On Monday, Italian Foreign Minister Gianfranco Fini was quoted as saying: "We don’t think it would be useful to admit new permanent members unless it could be done with the widest possible consensus, which doesn’t exist right now."
Argentina and Mexico are peeved that their claims to represent Latin America have been overtaken by Brazil, the front-runner from that region.
Pakistan, a longtime rival of neighboring India, does not want see New Delhi elevated to the ranks of a permanent member. Although it is not publicly opposing India, Pakistan is against the expansion of permanent membership.
South Korea is critical of Japan’s wartime past, and is currently in a dispute with Tokyo over a historically symbolic island midway between the two nations.
"A country that does not repent for its historical wrongdoings and that does not have the trust of its neighbors cannot play a leadership role in international society," South Korea’s ambassador to the United Nations Kim Sam-hoon said last month.
All these countries, vehemently opposed to permanent membership, have formed a group called Uniting for Consensus, which held a meeting in New York Monday.
Jim Paul, executive director of the New York-based Global Policy Forum, told IPS that the grouping of countries opposing permanent membership is reminiscent of the "Coffee Club" led by Italy at the United Nations in the early 1990s.
"It’s quite a powerful lobby," said Paul, who has been monitoring developments relating to the Security Council since 1994.
Equally important but less noted is the very determined opposition of the existing five permanent members (P-5) to expansion of any permanent membership, he added.
"We have seen this, particularly with respect to China. The anti-Japanese riots in China last week was a bigger statement."
Paul also said there was a "write-in campaign" in China where millions of signatures were gathered against Japan. In other words, the Chinese are able to say: "Look, our people just don’t want this," he added.
In China, this sort of campaign doesn’t easily occur without the blessings of the government. "So that’s important," he noted.
Last month, UN Secretary-General Kofi Annan released a landmark 62-page report, "In Larger Freedom," described as a blueprint for restructuring the world body. The report backs a proposal made by a high-level panel on UN reform, which early this year called for two alternative models for a revamped Security Council.
Model A provides for six new permanent seats, none with veto powers, and three new two-year term non-permanent seats, divided among Africa, Asia and Pacific, Europe, and the Americas.
Model B provides for no new permanent seats but creates a new category of eight four-year renewable-term seats and one new two-year non-permanent (and nonrenewable) seat, divided among the four regional groups.
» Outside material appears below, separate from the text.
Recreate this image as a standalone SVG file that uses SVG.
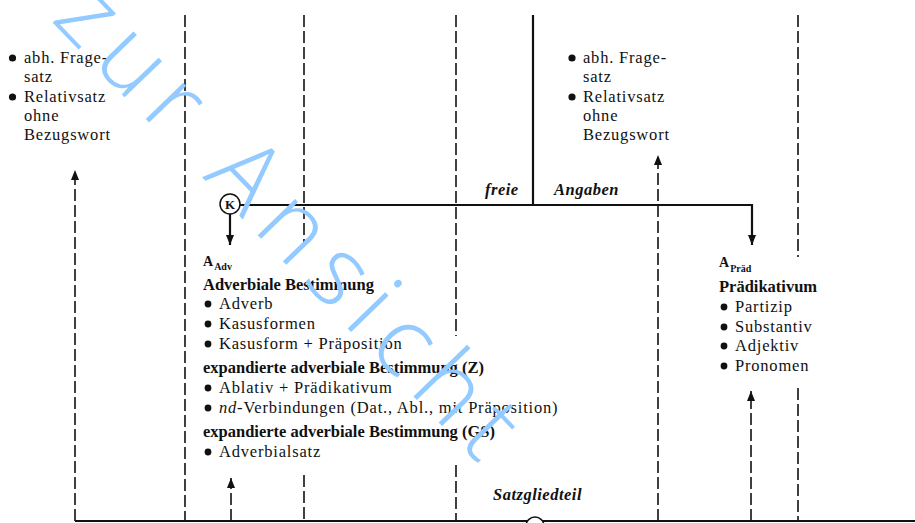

But last week, both the United States and China were critical of Annan’s proposals. The secretary-general also decided to force the issue by setting a September deadline to coincide with a summit meeting of world leaders in New York for a radical transformation of the United Nations, and more specifically the Security Council.
But both the United States and China have opposed any "artificial deadlines," thereby undermining plans to revamp the Security Council.
The reservations were a disappointment to Japan, Germany, Brazil, and India, which had hopes of finding a permanent seat on the Council table at least by the end of this year.
China also rejected a proposal to force through any proposals that lacked "consensus."
Paul said "consensus" is a code word which means: "Unless everyone agrees, we don’t do it." This, he said, has "infuriated" both the Germans and the Japanese, who were apparently confident of getting support from two-thirds of the 191 member states.
He said the two countries may have lined up a two-thirds majority for a "framework resolution" calling for the expansion of the Security Council.
"But there was no way in hell they would have got a two-thirds majority once they get down to specific names as permanent members," Paul added.
This has always been the stumbling block and will remain a stumbling block, he added.
Paul said his own observation was that there may be strong support for "a slight increase in non permanent members," as was done in 1965 when three new non-permanent members were added to the Council a sort of Model C, far different from Model B, he said.
This may be the lowest common denominator that everyone could eventually agree on, Paul added. "It would be noncontroversial, and it would not weaken the domination of the P-5."